§ GIVEN REQUEST
Write out the entire listing below exactly as it appears, minus any pictures.

*****

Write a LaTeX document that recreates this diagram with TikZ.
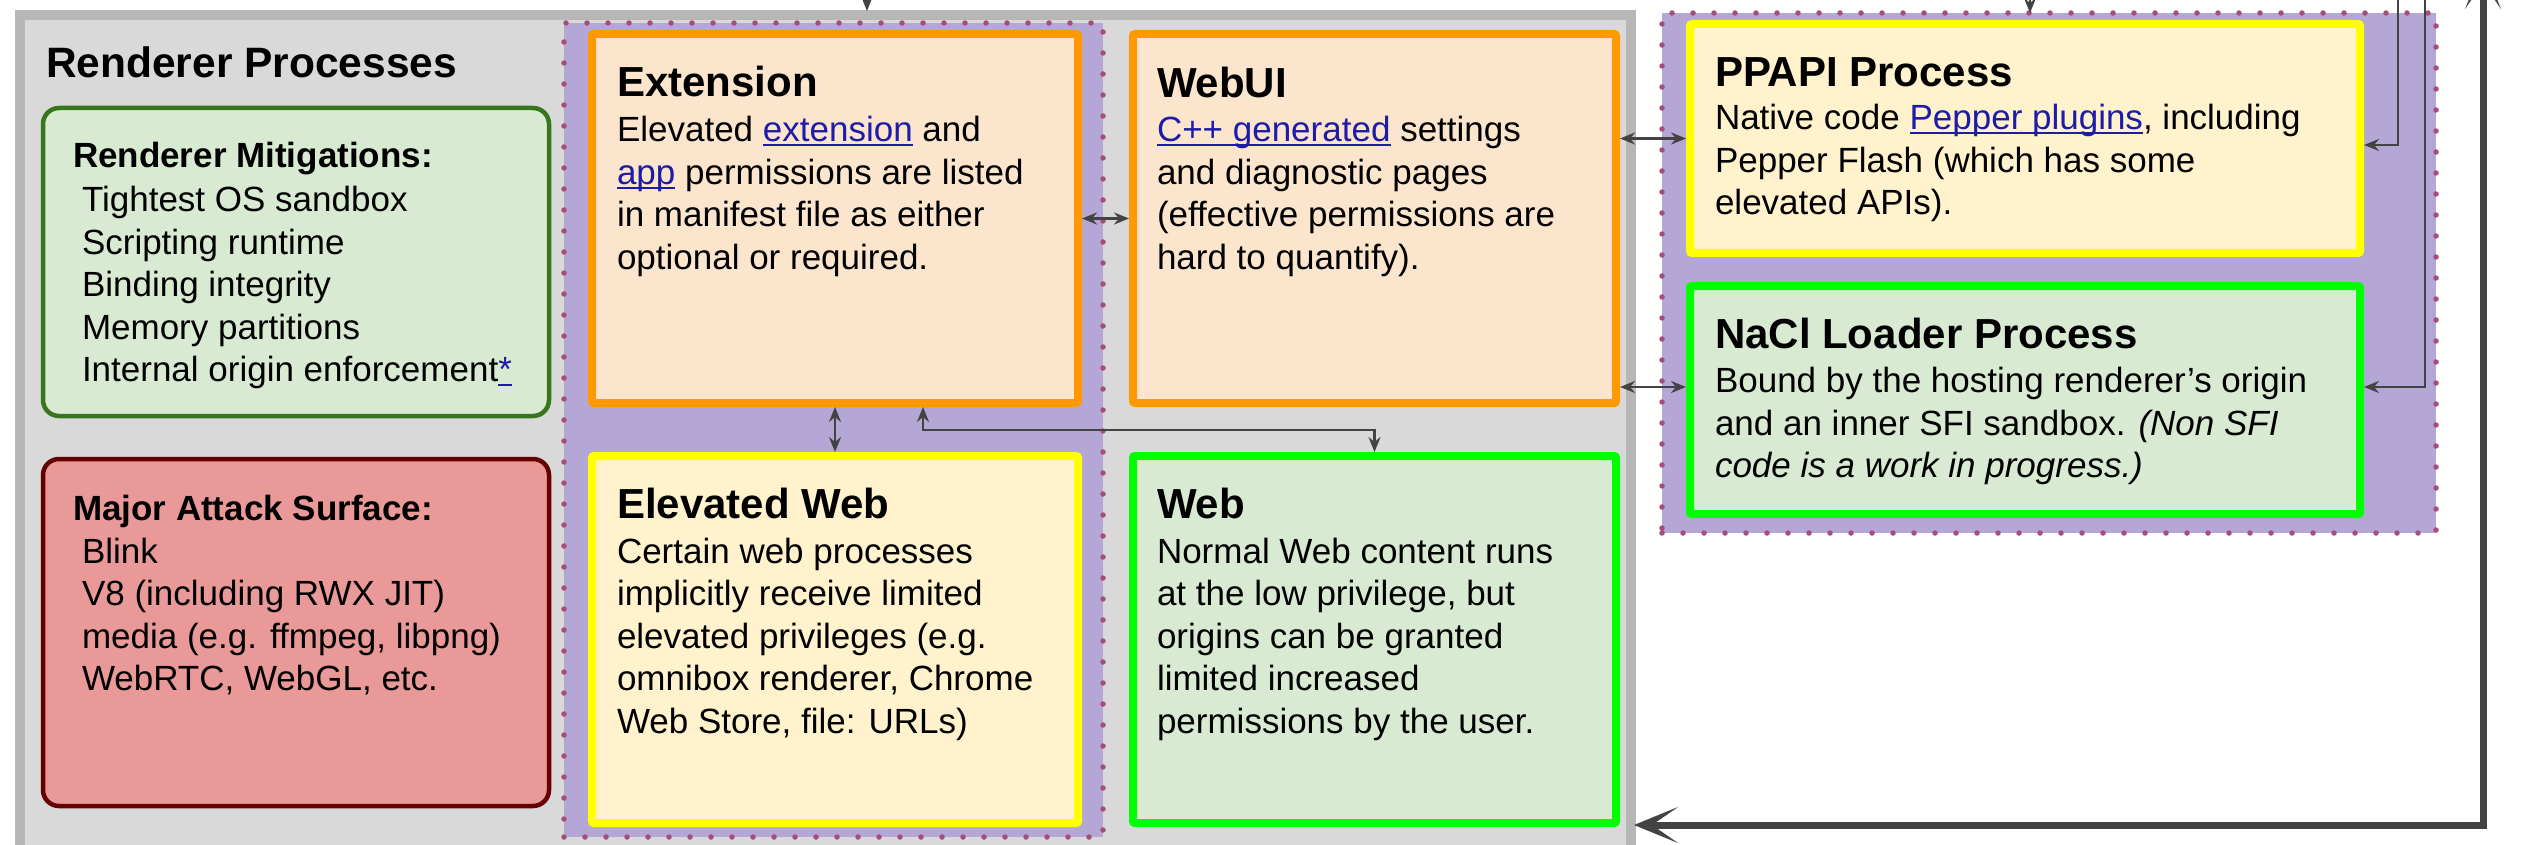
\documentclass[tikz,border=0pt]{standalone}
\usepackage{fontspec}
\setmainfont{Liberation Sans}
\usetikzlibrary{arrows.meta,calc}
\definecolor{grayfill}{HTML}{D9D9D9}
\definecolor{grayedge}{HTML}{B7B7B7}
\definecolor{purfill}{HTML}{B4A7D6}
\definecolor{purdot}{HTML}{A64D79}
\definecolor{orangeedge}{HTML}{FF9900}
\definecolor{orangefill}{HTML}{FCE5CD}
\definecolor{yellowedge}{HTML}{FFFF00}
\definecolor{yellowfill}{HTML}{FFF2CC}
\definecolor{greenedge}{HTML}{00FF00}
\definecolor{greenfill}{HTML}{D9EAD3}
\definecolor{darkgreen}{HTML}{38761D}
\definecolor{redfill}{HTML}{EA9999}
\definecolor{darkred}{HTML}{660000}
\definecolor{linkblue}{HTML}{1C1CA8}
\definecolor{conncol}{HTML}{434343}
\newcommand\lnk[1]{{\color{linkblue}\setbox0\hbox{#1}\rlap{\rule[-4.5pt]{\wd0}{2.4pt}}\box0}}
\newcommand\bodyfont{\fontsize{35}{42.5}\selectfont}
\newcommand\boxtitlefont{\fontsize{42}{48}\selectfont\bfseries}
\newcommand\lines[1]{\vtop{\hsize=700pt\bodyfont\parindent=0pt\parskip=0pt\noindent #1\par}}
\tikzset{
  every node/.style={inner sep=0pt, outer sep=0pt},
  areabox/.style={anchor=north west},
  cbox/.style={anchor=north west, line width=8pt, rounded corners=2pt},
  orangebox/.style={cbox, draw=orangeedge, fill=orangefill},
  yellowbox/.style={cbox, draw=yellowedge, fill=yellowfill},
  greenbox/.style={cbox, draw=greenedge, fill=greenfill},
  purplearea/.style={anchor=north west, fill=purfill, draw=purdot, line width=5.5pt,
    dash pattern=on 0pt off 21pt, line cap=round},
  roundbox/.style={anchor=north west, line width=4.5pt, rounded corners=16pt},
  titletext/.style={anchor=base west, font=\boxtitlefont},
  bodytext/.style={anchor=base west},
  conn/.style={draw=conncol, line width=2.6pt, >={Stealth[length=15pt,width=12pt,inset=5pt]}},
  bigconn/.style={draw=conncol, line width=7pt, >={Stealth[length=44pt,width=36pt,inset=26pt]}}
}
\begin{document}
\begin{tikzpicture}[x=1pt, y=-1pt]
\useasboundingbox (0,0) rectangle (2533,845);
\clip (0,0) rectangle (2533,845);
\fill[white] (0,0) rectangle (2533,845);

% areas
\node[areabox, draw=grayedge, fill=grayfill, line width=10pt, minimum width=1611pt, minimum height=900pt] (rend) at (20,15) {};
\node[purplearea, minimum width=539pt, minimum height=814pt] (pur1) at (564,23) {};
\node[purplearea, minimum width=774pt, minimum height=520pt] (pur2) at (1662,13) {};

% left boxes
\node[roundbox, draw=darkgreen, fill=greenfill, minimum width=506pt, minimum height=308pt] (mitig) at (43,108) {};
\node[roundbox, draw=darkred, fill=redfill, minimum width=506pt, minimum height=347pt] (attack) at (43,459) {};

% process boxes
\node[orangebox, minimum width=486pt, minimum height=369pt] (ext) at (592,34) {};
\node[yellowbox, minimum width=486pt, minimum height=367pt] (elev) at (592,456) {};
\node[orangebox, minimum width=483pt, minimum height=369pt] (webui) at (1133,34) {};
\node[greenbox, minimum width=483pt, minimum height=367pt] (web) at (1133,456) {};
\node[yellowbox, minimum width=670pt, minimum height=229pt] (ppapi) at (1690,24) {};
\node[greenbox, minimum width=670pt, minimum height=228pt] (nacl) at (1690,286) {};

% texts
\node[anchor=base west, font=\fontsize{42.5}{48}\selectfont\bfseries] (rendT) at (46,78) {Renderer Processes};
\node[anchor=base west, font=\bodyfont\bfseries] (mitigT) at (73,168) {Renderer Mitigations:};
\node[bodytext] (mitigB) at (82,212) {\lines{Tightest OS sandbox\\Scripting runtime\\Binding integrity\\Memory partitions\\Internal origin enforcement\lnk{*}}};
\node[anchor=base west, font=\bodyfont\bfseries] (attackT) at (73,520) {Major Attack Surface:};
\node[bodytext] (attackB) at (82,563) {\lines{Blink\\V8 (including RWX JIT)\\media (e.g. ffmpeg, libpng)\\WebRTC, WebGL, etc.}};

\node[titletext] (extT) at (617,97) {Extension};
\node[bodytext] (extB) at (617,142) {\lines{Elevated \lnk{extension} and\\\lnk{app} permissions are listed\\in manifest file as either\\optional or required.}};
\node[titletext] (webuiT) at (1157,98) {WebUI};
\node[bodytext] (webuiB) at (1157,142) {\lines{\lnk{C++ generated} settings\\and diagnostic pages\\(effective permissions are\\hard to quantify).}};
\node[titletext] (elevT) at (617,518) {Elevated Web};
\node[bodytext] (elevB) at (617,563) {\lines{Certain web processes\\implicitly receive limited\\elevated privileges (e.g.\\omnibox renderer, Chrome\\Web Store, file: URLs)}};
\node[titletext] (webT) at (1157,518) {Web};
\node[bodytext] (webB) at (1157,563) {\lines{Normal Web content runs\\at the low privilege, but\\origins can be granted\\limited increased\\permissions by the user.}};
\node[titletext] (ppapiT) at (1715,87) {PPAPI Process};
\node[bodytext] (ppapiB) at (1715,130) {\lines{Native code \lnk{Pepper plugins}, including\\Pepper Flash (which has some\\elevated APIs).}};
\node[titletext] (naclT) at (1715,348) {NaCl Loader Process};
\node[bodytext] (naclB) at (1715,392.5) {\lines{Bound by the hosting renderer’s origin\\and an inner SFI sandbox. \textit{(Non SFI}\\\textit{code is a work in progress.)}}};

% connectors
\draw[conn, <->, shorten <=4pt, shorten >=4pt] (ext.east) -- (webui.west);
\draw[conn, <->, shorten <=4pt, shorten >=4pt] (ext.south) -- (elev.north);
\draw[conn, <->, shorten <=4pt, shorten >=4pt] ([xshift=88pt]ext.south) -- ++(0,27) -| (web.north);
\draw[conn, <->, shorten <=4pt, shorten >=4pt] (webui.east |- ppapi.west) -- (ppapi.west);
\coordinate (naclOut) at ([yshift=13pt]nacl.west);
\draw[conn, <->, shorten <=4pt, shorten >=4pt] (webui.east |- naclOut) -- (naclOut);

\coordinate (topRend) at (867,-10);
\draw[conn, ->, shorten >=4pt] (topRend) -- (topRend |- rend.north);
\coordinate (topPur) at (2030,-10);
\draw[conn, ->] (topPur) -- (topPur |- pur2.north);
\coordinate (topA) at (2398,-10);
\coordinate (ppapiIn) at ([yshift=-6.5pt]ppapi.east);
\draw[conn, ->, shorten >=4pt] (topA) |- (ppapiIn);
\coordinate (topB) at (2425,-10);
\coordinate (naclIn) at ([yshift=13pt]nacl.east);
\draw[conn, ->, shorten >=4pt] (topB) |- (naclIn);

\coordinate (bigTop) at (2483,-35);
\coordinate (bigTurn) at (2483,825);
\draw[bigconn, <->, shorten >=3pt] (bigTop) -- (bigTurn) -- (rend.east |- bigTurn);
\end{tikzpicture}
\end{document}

*****

§ WORKED SOLUTION
Write a LaTeX document that recreates this diagram with TikZ.
\documentclass[tikz,border=0pt]{standalone}
\usepackage{fontspec}
\setmainfont{Liberation Sans}
\usetikzlibrary{arrows.meta,calc}
\definecolor{grayfill}{HTML}{D9D9D9}
\definecolor{grayedge}{HTML}{B7B7B7}
\definecolor{purfill}{HTML}{B4A7D6}
\definecolor{purdot}{HTML}{A64D79}
\definecolor{orangeedge}{HTML}{FF9900}
\definecolor{orangefill}{HTML}{FCE5CD}
\definecolor{yellowedge}{HTML}{FFFF00}
\definecolor{yellowfill}{HTML}{FFF2CC}
\definecolor{greenedge}{HTML}{00FF00}
\definecolor{greenfill}{HTML}{D9EAD3}
\definecolor{darkgreen}{HTML}{38761D}
\definecolor{redfill}{HTML}{EA9999}
\definecolor{darkred}{HTML}{660000}
\definecolor{linkblue}{HTML}{1C1CA8}
\definecolor{conncol}{HTML}{434343}
\newcommand\lnk[1]{{\color{linkblue}\setbox0\hbox{#1}\rlap{\rule[-4.5pt]{\wd0}{2.4pt}}\box0}}
\newcommand\bodyfont{\fontsize{35}{42.5}\selectfont}
\newcommand\boxtitlefont{\fontsize{42}{48}\selectfont\bfseries}
\newcommand\lines[1]{\vtop{\hsize=700pt\bodyfont\parindent=0pt\parskip=0pt\noindent #1\par}}
\tikzset{
  every node/.style={inner sep=0pt, outer sep=0pt},
  areabox/.style={anchor=north west},
  cbox/.style={anchor=north west, line width=8pt, rounded corners=2pt},
  orangebox/.style={cbox, draw=orangeedge, fill=orangefill},
  yellowbox/.style={cbox, draw=yellowedge, fill=yellowfill},
  greenbox/.style={cbox, draw=greenedge, fill=greenfill},
  purplearea/.style={anchor=north west, fill=purfill, draw=purdot, line width=5.5pt,
    dash pattern=on 0pt off 21pt, line cap=round},
  roundbox/.style={anchor=north west, line width=4.5pt, rounded corners=16pt},
  titletext/.style={anchor=base west, font=\boxtitlefont},
  bodytext/.style={anchor=base west},
  conn/.style={draw=conncol, line width=2.6pt, >={Stealth[length=15pt,width=12pt,inset=5pt]}},
  bigconn/.style={draw=conncol, line width=7pt, >={Stealth[length=44pt,width=36pt,inset=26pt]}}
}
\begin{document}
\begin{tikzpicture}[x=1pt, y=-1pt]
\useasboundingbox (0,0) rectangle (2533,845);
\clip (0,0) rectangle (2533,845);
\fill[white] (0,0) rectangle (2533,845);

% areas
\node[areabox, draw=grayedge, fill=grayfill, line width=10pt, minimum width=1611pt, minimum height=900pt] (rend) at (20,15) {};
\node[purplearea, minimum width=539pt, minimum height=814pt] (pur1) at (564,23) {};
\node[purplearea, minimum width=774pt, minimum height=520pt] (pur2) at (1662,13) {};

% left boxes
\node[roundbox, draw=darkgreen, fill=greenfill, minimum width=506pt, minimum height=308pt] (mitig) at (43,108) {};
\node[roundbox, draw=darkred, fill=redfill, minimum width=506pt, minimum height=347pt] (attack) at (43,459) {};

% process boxes
\node[orangebox, minimum width=486pt, minimum height=369pt] (ext) at (592,34) {};
\node[yellowbox, minimum width=486pt, minimum height=367pt] (elev) at (592,456) {};
\node[orangebox, minimum width=483pt, minimum height=369pt] (webui) at (1133,34) {};
\node[greenbox, minimum width=483pt, minimum height=367pt] (web) at (1133,456) {};
\node[yellowbox, minimum width=670pt, minimum height=229pt] (ppapi) at (1690,24) {};
\node[greenbox, minimum width=670pt, minimum height=228pt] (nacl) at (1690,286) {};

% texts
\node[anchor=base west, font=\fontsize{42.5}{48}\selectfont\bfseries] (rendT) at (46,78) {Renderer Processes};
\node[anchor=base west, font=\bodyfont\bfseries] (mitigT) at (73,168) {Renderer Mitigations:};
\node[bodytext] (mitigB) at (82,212) {\lines{Tightest OS sandbox\\Scripting runtime\\Binding integrity\\Memory partitions\\Internal origin enforcement\lnk{*}}};
\node[anchor=base west, font=\bodyfont\bfseries] (attackT) at (73,520) {Major Attack Surface:};
\node[bodytext] (attackB) at (82,563) {\lines{Blink\\V8 (including RWX JIT)\\media (e.g. ffmpeg, libpng)\\WebRTC, WebGL, etc.}};

\node[titletext] (extT) at (617,97) {Extension};
\node[bodytext] (extB) at (617,142) {\lines{Elevated \lnk{extension} and\\\lnk{app} permissions are listed\\in manifest file as either\\optional or required.}};
\node[titletext] (webuiT) at (1157,98) {WebUI};
\node[bodytext] (webuiB) at (1157,142) {\lines{\lnk{C++ generated} settings\\and diagnostic pages\\(effective permissions are\\hard to quantify).}};
\node[titletext] (elevT) at (617,518) {Elevated Web};
\node[bodytext] (elevB) at (617,563) {\lines{Certain web processes\\implicitly receive limited\\elevated privileges (e.g.\\omnibox renderer, Chrome\\Web Store, file: URLs)}};
\node[titletext] (webT) at (1157,518) {Web};
\node[bodytext] (webB) at (1157,563) {\lines{Normal Web content runs\\at the low privilege, but\\origins can be granted\\limited increased\\permissions by the user.}};
\node[titletext] (ppapiT) at (1715,87) {PPAPI Process};
\node[bodytext] (ppapiB) at (1715,130) {\lines{Native code \lnk{Pepper plugins}, including\\Pepper Flash (which has some\\elevated APIs).}};
\node[titletext] (naclT) at (1715,348) {NaCl Loader Process};
\node[bodytext] (naclB) at (1715,392.5) {\lines{Bound by the hosting renderer’s origin\\and an inner SFI sandbox. \textit{(Non SFI}\\\textit{code is a work in progress.)}}};

% connectors
\draw[conn, <->, shorten <=4pt, shorten >=4pt] (ext.east) -- (webui.west);
\draw[conn, <->, shorten <=4pt, shorten >=4pt] (ext.south) -- (elev.north);
\draw[conn, <->, shorten <=4pt, shorten >=4pt] ([xshift=88pt]ext.south) -- ++(0,27) -| (web.north);
\draw[conn, <->, shorten <=4pt, shorten >=4pt] (webui.east |- ppapi.west) -- (ppapi.west);
\coordinate (naclOut) at ([yshift=13pt]nacl.west);
\draw[conn, <->, shorten <=4pt, shorten >=4pt] (webui.east |- naclOut) -- (naclOut);

\coordinate (topRend) at (867,-10);
\draw[conn, ->, shorten >=4pt] (topRend) -- (topRend |- rend.north);
\coordinate (topPur) at (2030,-10);
\draw[conn, ->] (topPur) -- (topPur |- pur2.north);
\coordinate (topA) at (2398,-10);
\coordinate (ppapiIn) at ([yshift=-6.5pt]ppapi.east);
\draw[conn, ->, shorten >=4pt] (topA) |- (ppapiIn);
\coordinate (topB) at (2425,-10);
\coordinate (naclIn) at ([yshift=13pt]nacl.east);
\draw[conn, ->, shorten >=4pt] (topB) |- (naclIn);

\coordinate (bigTop) at (2483,-35);
\coordinate (bigTurn) at (2483,825);
\draw[bigconn, <->, shorten >=3pt] (bigTop) -- (bigTurn) -- (rend.east |- bigTurn);
\end{tikzpicture}
\end{document}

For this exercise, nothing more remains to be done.